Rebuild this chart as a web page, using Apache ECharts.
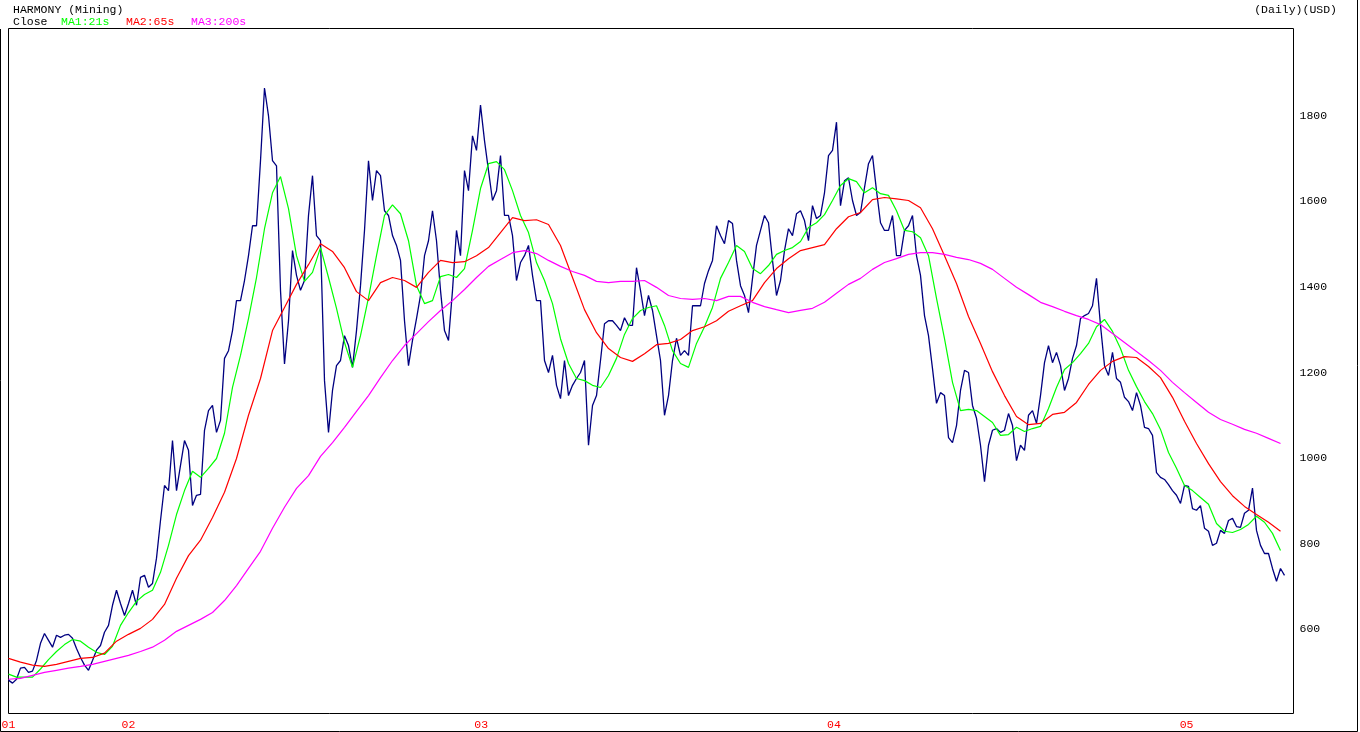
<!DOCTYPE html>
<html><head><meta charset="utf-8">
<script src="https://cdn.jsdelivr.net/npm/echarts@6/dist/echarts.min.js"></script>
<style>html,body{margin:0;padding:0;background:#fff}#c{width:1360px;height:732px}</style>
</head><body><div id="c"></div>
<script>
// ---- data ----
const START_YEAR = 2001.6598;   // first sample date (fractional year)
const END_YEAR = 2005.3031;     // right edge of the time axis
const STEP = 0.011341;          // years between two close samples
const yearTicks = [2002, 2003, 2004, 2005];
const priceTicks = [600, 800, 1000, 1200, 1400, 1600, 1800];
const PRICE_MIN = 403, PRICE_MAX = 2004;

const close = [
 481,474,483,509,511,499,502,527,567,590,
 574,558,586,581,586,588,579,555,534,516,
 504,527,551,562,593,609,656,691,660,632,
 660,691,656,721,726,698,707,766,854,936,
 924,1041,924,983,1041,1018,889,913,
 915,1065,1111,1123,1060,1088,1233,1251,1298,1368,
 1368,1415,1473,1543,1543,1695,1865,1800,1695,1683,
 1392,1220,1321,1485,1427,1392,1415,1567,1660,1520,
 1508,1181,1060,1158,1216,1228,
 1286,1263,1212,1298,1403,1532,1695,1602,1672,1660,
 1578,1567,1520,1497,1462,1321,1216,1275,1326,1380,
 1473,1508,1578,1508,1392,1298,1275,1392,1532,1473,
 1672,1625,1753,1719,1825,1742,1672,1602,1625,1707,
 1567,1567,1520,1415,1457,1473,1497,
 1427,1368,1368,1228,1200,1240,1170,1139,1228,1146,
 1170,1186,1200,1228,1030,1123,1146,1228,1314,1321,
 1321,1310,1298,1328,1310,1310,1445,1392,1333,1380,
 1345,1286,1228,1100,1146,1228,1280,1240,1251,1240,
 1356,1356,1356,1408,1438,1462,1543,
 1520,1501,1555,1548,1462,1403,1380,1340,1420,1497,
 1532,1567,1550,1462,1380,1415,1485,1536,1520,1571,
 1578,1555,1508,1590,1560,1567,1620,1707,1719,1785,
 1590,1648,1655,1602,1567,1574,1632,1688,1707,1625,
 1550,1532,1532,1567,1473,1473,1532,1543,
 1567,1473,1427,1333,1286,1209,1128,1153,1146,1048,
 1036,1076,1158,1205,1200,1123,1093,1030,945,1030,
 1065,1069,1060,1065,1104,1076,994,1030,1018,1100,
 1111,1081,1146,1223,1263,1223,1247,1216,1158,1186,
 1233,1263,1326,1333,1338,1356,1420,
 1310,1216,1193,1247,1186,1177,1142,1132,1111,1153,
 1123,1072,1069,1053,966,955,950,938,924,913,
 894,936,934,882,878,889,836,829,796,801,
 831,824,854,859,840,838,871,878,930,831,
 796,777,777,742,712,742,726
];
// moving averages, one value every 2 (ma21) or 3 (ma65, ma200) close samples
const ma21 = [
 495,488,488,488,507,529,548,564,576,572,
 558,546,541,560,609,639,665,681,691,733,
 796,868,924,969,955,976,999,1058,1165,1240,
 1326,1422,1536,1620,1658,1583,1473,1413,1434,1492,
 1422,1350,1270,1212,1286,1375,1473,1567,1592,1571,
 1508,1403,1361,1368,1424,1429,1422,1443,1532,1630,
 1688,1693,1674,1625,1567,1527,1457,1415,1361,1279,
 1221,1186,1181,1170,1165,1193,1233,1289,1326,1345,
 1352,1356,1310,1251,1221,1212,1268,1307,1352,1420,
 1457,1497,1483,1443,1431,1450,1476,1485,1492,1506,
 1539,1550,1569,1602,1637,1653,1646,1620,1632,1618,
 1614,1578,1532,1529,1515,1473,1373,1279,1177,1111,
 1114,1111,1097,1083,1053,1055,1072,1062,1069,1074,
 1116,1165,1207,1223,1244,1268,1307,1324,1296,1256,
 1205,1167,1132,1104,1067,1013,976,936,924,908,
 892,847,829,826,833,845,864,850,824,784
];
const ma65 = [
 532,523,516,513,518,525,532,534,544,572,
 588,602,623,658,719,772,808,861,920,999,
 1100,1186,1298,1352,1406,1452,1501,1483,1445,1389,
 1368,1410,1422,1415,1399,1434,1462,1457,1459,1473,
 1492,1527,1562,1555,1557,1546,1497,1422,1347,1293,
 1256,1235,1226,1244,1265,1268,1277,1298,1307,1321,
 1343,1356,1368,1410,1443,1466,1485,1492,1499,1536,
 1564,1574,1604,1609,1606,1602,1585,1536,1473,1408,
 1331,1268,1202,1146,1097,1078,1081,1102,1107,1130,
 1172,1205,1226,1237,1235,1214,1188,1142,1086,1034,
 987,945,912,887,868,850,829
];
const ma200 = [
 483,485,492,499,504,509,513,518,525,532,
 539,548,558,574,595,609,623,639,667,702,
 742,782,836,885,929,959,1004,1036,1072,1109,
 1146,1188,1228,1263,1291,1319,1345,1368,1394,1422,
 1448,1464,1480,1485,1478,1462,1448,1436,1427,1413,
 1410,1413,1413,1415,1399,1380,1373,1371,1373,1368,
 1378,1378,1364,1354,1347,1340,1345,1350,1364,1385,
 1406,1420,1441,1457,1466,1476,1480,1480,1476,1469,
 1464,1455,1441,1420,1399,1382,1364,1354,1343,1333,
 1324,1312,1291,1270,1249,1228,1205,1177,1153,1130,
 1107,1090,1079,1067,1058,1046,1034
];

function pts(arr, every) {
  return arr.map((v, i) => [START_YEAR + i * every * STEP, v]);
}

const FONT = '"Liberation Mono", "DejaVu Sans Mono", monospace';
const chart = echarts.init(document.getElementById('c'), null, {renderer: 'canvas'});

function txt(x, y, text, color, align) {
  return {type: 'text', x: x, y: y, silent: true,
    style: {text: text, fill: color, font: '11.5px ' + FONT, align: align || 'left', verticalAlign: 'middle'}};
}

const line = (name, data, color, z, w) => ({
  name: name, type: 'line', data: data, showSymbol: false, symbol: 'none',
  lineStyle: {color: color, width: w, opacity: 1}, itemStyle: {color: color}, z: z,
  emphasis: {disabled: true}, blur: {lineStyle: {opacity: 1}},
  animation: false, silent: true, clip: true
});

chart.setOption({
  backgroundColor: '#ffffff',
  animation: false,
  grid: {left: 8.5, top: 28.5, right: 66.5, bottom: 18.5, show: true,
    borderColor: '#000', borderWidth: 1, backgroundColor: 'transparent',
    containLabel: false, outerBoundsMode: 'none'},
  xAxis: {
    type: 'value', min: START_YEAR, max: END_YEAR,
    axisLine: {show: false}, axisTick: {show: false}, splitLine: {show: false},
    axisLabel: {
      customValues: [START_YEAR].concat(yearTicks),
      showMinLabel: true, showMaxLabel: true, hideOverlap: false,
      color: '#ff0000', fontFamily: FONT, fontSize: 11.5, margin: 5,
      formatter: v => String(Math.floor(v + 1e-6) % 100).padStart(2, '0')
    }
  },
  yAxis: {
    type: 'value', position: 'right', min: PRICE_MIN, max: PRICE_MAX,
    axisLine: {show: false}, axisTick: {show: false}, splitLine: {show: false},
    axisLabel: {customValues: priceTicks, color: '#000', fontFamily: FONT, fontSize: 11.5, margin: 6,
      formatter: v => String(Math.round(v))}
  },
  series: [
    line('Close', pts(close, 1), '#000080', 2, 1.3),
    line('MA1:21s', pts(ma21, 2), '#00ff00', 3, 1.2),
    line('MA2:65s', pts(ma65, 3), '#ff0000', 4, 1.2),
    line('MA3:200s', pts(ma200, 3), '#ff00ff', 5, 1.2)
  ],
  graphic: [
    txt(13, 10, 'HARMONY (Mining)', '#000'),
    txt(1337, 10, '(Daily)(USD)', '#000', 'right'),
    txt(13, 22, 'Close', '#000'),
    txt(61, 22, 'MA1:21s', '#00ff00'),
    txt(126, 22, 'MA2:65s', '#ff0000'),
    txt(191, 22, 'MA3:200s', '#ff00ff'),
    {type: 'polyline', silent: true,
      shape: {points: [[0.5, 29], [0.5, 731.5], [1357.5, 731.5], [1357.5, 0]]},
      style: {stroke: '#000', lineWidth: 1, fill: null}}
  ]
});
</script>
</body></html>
· · · ·
[Objective]:
Without any pictures, reproduce the lines from the first one in the material through the line that has "const PRICE_MIN = 403, PRICE_MAX = 2004;", exactly as they appear.

[Correct response]:
Rebuild this chart as a web page, using Apache ECharts.
<!DOCTYPE html>
<html><head><meta charset="utf-8">
<script src="https://cdn.jsdelivr.net/npm/echarts@6/dist/echarts.min.js"></script>
<style>html,body{margin:0;padding:0;background:#fff}#c{width:1360px;height:732px}</style>
</head><body><div id="c"></div>
<script>
// ---- data ----
const START_YEAR = 2001.6598;   // first sample date (fractional year)
const END_YEAR = 2005.3031;     // right edge of the time axis
const STEP = 0.011341;          // years between two close samples
const yearTicks = [2002, 2003, 2004, 2005];
const priceTicks = [600, 800, 1000, 1200, 1400, 1600, 1800];
const PRICE_MIN = 403, PRICE_MAX = 2004;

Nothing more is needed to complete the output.